-------- ITEMS
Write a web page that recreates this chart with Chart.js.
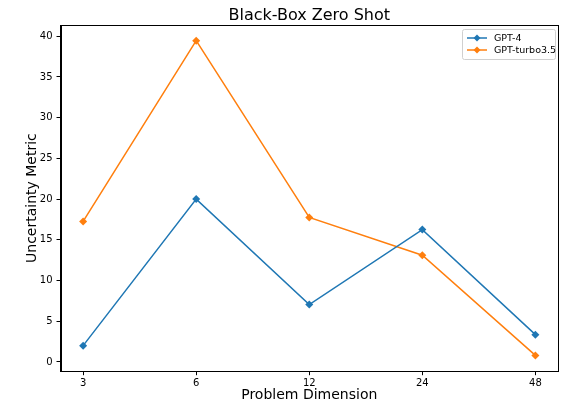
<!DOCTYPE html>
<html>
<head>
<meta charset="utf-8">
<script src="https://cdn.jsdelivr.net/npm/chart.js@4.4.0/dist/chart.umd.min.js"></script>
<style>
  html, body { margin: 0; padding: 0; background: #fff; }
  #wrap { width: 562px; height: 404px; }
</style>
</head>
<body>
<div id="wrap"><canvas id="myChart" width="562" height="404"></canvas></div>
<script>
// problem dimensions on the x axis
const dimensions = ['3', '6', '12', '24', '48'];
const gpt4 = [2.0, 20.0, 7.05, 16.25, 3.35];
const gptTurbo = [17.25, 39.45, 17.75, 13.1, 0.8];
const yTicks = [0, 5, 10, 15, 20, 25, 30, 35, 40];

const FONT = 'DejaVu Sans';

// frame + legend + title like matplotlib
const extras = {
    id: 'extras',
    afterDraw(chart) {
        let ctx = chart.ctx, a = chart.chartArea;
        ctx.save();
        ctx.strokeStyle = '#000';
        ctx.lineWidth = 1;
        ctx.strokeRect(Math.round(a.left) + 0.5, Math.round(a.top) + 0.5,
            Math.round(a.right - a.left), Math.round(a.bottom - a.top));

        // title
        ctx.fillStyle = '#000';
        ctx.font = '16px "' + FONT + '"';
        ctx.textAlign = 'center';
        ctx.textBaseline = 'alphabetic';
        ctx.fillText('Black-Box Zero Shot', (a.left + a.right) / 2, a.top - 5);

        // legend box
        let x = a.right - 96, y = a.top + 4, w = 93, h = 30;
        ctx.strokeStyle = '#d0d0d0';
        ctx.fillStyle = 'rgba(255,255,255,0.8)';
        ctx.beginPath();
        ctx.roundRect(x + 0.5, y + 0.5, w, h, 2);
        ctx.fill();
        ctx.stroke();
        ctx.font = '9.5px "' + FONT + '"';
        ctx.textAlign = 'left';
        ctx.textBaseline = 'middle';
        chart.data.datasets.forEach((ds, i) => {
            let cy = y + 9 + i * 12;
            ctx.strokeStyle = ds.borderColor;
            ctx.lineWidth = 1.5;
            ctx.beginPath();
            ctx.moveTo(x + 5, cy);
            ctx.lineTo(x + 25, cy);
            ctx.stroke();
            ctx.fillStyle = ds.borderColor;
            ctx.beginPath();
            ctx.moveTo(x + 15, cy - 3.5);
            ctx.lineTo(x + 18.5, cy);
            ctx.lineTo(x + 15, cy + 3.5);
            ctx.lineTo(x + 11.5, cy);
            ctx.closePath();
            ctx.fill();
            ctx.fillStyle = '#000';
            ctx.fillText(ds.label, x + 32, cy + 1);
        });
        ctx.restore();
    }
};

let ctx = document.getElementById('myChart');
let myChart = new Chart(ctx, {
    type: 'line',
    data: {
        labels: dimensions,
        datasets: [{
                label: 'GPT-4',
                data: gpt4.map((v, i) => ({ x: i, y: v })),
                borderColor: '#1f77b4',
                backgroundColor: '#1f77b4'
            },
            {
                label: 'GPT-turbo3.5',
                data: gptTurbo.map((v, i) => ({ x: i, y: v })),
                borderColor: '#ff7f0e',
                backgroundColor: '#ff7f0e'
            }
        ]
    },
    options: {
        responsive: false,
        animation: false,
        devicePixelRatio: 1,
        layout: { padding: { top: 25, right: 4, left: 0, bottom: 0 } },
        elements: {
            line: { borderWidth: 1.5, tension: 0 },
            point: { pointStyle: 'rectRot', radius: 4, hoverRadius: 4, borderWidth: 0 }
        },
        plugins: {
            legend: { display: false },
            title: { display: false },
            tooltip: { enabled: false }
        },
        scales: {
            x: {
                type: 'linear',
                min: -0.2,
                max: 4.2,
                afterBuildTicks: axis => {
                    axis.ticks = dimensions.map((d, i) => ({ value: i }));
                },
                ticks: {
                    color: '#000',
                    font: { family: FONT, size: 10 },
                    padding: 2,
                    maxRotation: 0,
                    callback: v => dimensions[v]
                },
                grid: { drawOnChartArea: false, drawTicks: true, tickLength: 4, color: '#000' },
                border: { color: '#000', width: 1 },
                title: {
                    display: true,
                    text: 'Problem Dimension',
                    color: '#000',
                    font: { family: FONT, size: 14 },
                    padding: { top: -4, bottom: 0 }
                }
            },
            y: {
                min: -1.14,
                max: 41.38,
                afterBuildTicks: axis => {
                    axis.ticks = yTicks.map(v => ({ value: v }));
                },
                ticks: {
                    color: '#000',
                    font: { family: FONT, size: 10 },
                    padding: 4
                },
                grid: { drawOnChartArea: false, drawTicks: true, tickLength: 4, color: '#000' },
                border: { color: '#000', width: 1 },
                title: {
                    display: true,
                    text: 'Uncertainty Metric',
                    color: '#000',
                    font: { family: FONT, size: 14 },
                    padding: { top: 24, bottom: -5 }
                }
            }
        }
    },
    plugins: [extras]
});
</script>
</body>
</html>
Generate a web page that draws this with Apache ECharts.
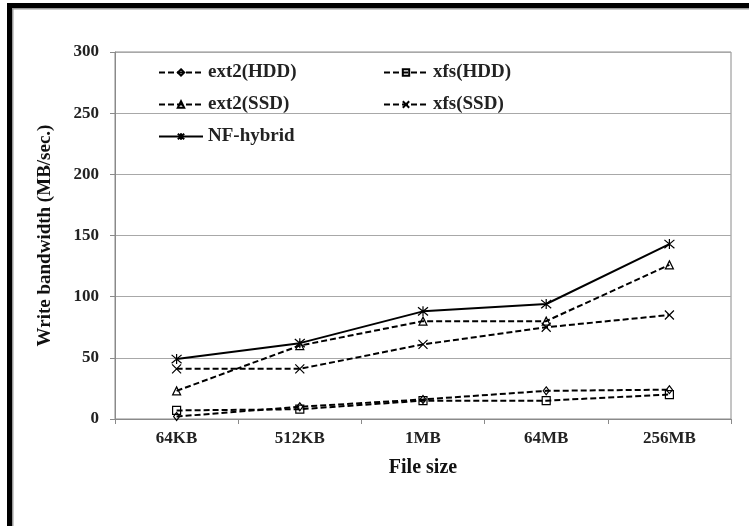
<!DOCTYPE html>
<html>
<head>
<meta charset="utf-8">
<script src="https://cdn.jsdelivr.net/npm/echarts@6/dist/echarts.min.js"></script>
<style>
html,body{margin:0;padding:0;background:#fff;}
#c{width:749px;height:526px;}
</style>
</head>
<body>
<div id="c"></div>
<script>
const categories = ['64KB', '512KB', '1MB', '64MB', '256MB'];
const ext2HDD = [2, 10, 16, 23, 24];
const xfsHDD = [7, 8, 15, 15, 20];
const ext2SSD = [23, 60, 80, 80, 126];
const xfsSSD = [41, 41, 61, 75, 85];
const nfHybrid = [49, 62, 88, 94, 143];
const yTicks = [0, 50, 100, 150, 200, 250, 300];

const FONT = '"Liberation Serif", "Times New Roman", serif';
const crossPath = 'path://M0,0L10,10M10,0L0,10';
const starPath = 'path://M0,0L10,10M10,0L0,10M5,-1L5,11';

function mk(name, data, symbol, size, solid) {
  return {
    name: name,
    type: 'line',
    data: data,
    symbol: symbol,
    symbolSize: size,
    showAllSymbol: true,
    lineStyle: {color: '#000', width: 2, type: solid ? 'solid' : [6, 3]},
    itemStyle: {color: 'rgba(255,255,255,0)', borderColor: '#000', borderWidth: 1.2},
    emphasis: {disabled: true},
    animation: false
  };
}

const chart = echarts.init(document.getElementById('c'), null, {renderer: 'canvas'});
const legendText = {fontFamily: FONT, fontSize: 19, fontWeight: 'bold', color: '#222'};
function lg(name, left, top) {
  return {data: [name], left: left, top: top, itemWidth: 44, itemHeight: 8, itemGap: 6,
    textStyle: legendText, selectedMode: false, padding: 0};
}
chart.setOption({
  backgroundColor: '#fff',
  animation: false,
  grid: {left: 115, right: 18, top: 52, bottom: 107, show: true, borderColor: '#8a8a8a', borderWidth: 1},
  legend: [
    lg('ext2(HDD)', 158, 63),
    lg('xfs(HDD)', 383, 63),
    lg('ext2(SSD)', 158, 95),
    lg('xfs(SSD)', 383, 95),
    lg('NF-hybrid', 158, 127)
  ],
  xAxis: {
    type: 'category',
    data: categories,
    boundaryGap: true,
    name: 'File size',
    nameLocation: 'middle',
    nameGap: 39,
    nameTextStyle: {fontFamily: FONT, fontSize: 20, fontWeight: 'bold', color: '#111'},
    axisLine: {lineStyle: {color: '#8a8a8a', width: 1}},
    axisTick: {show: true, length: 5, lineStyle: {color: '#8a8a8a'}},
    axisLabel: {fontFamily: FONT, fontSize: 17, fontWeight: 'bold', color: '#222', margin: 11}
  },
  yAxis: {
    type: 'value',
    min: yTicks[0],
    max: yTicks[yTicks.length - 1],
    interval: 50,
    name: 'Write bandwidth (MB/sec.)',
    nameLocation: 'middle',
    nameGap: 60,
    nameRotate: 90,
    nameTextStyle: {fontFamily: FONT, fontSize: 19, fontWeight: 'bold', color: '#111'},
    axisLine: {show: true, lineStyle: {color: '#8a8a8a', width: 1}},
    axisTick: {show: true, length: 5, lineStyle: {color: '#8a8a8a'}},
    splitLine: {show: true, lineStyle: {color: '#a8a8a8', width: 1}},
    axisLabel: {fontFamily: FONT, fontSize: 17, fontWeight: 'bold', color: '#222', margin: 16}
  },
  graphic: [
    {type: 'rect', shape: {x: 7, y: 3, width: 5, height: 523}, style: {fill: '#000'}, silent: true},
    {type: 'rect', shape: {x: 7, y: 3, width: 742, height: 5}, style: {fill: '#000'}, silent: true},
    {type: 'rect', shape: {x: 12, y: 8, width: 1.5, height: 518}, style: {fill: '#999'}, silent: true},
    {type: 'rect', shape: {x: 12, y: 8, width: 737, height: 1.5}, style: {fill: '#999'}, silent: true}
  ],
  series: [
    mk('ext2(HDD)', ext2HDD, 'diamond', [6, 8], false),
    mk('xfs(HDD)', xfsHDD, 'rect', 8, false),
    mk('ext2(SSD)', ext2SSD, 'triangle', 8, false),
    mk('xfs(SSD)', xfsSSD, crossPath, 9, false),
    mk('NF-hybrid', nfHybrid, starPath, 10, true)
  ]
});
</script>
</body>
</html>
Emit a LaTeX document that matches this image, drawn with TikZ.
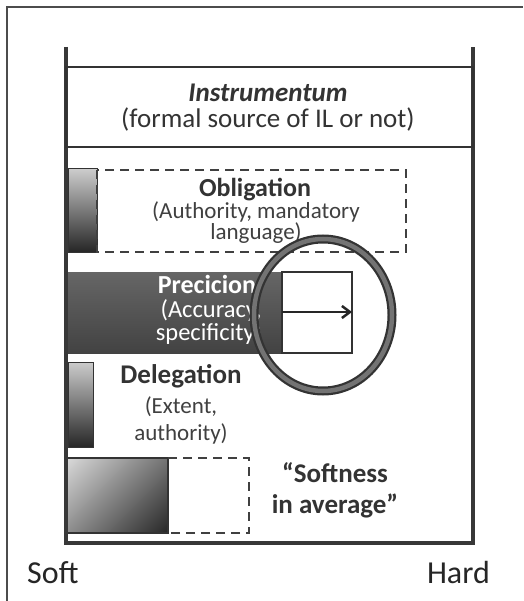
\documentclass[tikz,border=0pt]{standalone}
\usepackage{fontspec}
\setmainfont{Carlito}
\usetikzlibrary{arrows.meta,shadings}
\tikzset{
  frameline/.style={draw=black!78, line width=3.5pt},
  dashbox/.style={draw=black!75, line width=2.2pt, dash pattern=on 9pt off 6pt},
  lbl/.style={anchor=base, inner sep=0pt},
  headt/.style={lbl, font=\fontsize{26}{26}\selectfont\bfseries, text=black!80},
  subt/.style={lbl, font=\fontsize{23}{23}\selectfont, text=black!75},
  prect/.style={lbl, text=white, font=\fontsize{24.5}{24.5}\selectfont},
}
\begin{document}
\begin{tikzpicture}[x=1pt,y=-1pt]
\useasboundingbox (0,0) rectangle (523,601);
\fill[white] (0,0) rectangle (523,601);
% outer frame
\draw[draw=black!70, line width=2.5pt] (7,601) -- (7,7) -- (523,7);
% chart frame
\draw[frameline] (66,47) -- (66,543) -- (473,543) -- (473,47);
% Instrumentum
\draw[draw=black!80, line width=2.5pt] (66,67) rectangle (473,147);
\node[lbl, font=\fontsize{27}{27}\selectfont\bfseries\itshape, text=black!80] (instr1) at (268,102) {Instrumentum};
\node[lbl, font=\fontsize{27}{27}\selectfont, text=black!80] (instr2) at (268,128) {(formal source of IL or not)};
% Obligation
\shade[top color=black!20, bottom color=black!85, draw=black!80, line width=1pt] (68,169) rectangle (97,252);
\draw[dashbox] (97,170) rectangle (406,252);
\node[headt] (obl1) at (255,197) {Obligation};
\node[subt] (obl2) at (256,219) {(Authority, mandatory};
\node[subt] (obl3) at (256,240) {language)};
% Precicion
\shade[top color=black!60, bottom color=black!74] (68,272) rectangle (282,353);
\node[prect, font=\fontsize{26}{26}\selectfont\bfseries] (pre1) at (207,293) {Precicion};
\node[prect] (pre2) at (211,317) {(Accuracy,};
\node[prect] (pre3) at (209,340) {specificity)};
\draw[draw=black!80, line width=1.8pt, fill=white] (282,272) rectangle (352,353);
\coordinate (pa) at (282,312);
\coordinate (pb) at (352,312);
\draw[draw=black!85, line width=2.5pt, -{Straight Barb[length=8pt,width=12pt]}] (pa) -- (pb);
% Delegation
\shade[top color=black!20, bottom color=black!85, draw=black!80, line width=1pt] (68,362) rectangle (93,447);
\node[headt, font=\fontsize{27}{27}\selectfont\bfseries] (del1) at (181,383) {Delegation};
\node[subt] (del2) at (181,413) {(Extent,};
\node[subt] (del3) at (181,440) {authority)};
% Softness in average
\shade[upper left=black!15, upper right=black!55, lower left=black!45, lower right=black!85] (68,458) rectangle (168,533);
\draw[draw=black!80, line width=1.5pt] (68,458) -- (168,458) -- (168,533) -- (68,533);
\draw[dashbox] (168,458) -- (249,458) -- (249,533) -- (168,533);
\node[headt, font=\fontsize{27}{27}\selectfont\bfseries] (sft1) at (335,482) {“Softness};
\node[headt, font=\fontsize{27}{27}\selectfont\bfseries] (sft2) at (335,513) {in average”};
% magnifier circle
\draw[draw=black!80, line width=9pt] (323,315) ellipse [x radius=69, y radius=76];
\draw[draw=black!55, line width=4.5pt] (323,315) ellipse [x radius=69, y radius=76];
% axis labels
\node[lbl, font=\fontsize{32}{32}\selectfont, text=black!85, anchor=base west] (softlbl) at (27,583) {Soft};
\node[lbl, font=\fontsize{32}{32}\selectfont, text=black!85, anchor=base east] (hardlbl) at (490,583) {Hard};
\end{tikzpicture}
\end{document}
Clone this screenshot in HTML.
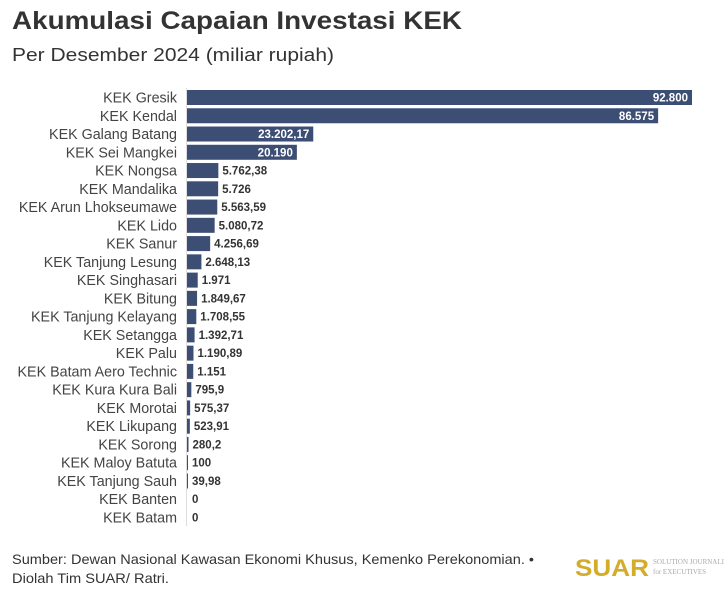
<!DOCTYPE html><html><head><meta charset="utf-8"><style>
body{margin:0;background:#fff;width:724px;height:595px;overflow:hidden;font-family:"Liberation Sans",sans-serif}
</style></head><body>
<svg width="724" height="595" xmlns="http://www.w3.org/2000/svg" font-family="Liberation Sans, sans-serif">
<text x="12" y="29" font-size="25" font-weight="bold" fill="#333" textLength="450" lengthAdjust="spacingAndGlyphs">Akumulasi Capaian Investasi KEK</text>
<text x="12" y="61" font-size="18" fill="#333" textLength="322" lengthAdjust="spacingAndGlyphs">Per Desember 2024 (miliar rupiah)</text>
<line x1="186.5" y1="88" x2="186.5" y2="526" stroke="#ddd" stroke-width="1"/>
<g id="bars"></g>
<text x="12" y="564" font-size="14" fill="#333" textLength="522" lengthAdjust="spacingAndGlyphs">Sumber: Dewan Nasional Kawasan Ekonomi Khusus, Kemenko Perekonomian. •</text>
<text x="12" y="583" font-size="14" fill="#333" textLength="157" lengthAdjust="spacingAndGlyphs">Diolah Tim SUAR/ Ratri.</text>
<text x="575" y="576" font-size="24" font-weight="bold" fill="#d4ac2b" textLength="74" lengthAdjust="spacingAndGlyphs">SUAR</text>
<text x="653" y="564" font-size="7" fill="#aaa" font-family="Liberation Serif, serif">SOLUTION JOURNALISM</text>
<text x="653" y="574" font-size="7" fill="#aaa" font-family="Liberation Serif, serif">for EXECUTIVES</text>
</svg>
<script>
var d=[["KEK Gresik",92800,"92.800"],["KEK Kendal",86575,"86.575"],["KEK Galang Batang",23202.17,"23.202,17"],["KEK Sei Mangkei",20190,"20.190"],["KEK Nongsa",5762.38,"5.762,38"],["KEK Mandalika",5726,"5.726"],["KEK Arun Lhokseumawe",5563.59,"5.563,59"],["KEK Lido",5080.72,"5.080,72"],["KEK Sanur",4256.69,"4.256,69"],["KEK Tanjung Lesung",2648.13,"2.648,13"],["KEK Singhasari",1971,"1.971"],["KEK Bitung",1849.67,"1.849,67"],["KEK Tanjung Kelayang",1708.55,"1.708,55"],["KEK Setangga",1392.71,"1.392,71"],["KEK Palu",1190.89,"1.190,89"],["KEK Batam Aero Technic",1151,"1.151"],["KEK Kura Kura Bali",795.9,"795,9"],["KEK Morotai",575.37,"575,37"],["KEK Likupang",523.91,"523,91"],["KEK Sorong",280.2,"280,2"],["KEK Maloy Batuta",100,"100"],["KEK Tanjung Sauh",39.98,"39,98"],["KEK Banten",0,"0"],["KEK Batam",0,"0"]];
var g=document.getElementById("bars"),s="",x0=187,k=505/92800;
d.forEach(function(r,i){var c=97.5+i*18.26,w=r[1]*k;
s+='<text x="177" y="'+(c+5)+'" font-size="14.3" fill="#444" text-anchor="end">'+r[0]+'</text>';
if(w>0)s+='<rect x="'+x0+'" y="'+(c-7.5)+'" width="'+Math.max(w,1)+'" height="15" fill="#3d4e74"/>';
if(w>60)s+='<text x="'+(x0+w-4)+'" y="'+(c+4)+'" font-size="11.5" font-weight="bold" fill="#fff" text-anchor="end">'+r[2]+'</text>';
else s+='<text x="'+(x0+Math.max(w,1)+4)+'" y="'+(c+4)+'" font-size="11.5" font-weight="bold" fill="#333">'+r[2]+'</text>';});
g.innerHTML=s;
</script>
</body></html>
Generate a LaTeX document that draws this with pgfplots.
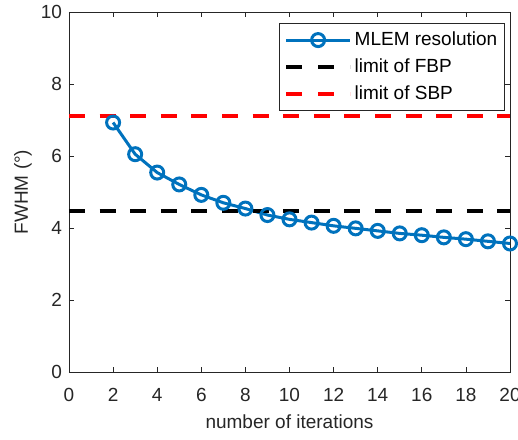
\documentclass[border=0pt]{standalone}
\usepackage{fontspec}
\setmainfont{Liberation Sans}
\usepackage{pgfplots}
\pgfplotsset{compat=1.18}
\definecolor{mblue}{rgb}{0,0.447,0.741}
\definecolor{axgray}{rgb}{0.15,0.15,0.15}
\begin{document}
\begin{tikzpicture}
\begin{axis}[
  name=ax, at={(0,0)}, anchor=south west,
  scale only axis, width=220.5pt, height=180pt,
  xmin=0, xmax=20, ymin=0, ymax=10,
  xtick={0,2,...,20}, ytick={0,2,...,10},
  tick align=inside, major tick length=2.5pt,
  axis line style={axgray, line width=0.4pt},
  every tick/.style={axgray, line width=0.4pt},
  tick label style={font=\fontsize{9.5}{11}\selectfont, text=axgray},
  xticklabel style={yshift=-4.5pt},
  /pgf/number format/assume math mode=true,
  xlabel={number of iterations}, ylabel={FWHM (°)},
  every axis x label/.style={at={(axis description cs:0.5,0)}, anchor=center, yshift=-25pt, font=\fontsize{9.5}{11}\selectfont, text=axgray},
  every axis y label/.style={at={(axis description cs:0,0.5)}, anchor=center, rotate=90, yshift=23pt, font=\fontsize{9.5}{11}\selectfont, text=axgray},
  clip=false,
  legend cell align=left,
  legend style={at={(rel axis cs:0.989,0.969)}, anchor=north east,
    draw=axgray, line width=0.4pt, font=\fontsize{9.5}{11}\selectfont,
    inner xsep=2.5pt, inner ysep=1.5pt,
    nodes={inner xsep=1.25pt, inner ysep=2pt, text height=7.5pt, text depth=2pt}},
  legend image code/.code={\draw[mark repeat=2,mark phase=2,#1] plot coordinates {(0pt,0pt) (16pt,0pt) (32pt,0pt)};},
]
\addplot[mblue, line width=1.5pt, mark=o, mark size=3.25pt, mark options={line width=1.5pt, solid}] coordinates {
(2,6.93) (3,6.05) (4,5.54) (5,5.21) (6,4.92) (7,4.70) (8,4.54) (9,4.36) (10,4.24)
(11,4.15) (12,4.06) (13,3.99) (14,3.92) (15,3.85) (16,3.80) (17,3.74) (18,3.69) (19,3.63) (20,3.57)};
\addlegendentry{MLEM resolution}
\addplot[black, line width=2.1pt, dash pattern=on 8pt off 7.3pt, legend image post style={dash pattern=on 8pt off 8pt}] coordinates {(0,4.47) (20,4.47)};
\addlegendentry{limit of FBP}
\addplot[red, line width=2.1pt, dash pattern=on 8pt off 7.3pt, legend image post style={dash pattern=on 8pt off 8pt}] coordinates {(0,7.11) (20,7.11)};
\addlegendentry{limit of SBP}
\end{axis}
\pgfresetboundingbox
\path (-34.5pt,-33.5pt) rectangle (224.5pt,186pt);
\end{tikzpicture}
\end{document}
----------------
**WRITTEN TASK:**
Only the lines from the one bearing "Generate a web" to the one bearing "const starPath = 'path://M0,0L10,10M10,0L0,10M5,-1L5,11';", both included, should be restated word for word, with pictures left out.

**ANSWER FOR THE TASK:**
Generate a web page that draws this with Apache ECharts.
<!DOCTYPE html>
<html>
<head>
<meta charset="utf-8">
<script src="https://cdn.jsdelivr.net/npm/echarts@6/dist/echarts.min.js"></script>
<style>
html,body{margin:0;padding:0;background:#fff;}
#c{width:749px;height:526px;}
</style>
</head>
<body>
<div id="c"></div>
<script>
const categories = ['64KB', '512KB', '1MB', '64MB', '256MB'];
const ext2HDD = [2, 10, 16, 23, 24];
const xfsHDD = [7, 8, 15, 15, 20];
const ext2SSD = [23, 60, 80, 80, 126];
const xfsSSD = [41, 41, 61, 75, 85];
const nfHybrid = [49, 62, 88, 94, 143];
const yTicks = [0, 50, 100, 150, 200, 250, 300];

const FONT = '"Liberation Serif", "Times New Roman", serif';
const crossPath = 'path://M0,0L10,10M10,0L0,10';
const starPath = 'path://M0,0L10,10M10,0L0,10M5,-1L5,11';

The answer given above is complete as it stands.